▶ **Written task**:
Pictures are not part of the copy. Retype the lines from the first one through the line that contains "plt.rcParams['mathtext.it'] = 'Lato:italic'".
_ _ _
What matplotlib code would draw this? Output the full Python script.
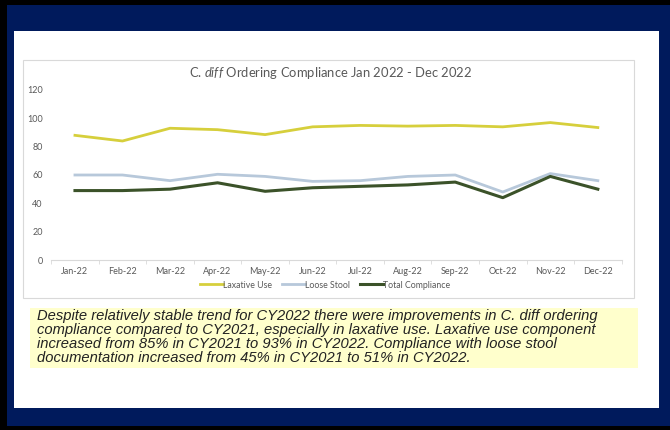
import numpy as np
import matplotlib
matplotlib.use('Agg')
import matplotlib.pyplot as plt
from matplotlib.patches import Rectangle

plt.rcParams['mathtext.fontset'] = 'custom'
plt.rcParams['mathtext.rm'] = 'Lato'
plt.rcParams['mathtext.it'] = 'Lato:italic'

months = ['Jan-22', 'Feb-22', 'Mar-22', 'Apr-22', 'May-22', 'Jun-22',
          'Jul-22', 'Aug-22', 'Sep-22', 'Oct-22', 'Nov-22', 'Dec-22']
laxative = [88, 84, 93, 92, 88.5, 94, 95, 94.5, 95, 94, 97, 93.5]
loose_stool = [60, 60, 56, 60.5, 59, 55.5, 56, 59, 60, 48, 61, 56]
total = [49, 49, 50, 54.5, 48.5, 51, 52, 53, 55, 44, 59, 50]
yticks = [0, 20, 40, 60, 80, 100, 120]

W, H = 670, 430
fig = plt.figure(figsize=(6.7, 4.3), dpi=100)
fig.patch.set_facecolor('black')

def box(x0, y0, x1, y1, **kw):
    # pixel coords, top-left origin; kept behind the axes
    r = Rectangle((x0 / W, 1 - y1 / H), (x1 - x0) / W, (y1 - y0) / H,
                  transform=fig.transFigure, zorder=-5, **kw)
    fig.add_artist(r)
    return r

navy = '#001a5c'
box(7, 5, 670, 426, facecolor=navy, edgecolor='none')
box(14, 31, 659, 408, facecolor='white', edgecolor='none')
box(23, 60, 634, 298, facecolor='white', edgecolor='#d9d9d9', linewidth=0.8)
box(30, 308, 638, 368, facecolor='#ffffcc', edgecolor='none')

ax = fig.add_axes([51.2 / W, 1 - 260 / H, 570.4 / W, 170 / H])
ax.set_facecolor('none')
x = np.arange(len(months))
ax.plot(x, laxative, color='#d6cf3c', lw=2.0, label='Laxative Use')
ax.plot(x, loose_stool, color='#b7c8da', lw=2.0, label='Loose Stool')
ax.plot(x, total, color='#3b5229', lw=2.2, label='Total Compliance')

ax.set_xlim(-0.5, 11.5)
ax.set_ylim(0, 120)
ax.set_yticks(yticks)
ax.set_xticks(x)
ax.set_xticklabels(months)
ax.set_xticks(np.arange(-0.5, 12, 1), minor=True)
for s in ['top', 'right', 'left']:
    ax.spines[s].set_visible(False)
ax.spines['bottom'].set_color('#d9d9d9')
ax.tick_params(axis='both', labelsize=6.5, labelcolor='#595959')
ax.tick_params(axis='y', length=0, pad=6)
ax.tick_params(axis='x', which='major', length=0, pad=5)
ax.tick_params(axis='x', which='minor', length=3, color='#d9d9d9')
for lab in ax.get_xticklabels() + ax.get_yticklabels():
    lab.set_fontfamily('Lato')

fig.text(331 / W, 1 - 73 / H, 'C. $\\mathit{diff}$ Ordering Compliance Jan 2022 - Dec 2022',
         ha='center', va='center', fontsize=9.4, color='#595959', family='Lato')

fig.legend(loc='center', bbox_to_anchor=(325 / W, 1 - 285 / H), ncol=3,
           frameon=False, handlelength=2.6, handletextpad=0.0, columnspacing=1.2,
           prop={'family': 'Lato', 'size': 6.3}, labelcolor='#595959')

note = ('Despite relatively stable trend for CY2022 there were improvements in C. diff ordering\n'
        'compliance compared to CY2021, especially in laxative use. Laxative use component\n'
        'increased from 85% in CY2021 to 93% in CY2022. Compliance with loose stool\n'
        'documentation increased from 45% in CY2021 to 51% in CY2022.')
fig.text(37 / W, 1 - 309 / H, note, ha='left', va='top', fontsize=10.6,
         style='italic', family='Liberation Sans', color='#222222', linespacing=1.0)

fig.savefig('out.png', dpi=100, facecolor=fig.get_facecolor())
_ _ _
▶ **Solution**:
What matplotlib code would draw this? Output the full Python script.
import numpy as np
import matplotlib
matplotlib.use('Agg')
import matplotlib.pyplot as plt
from matplotlib.patches import Rectangle

plt.rcParams['mathtext.fontset'] = 'custom'
plt.rcParams['mathtext.rm'] = 'Lato'
plt.rcParams['mathtext.it'] = 'Lato:italic'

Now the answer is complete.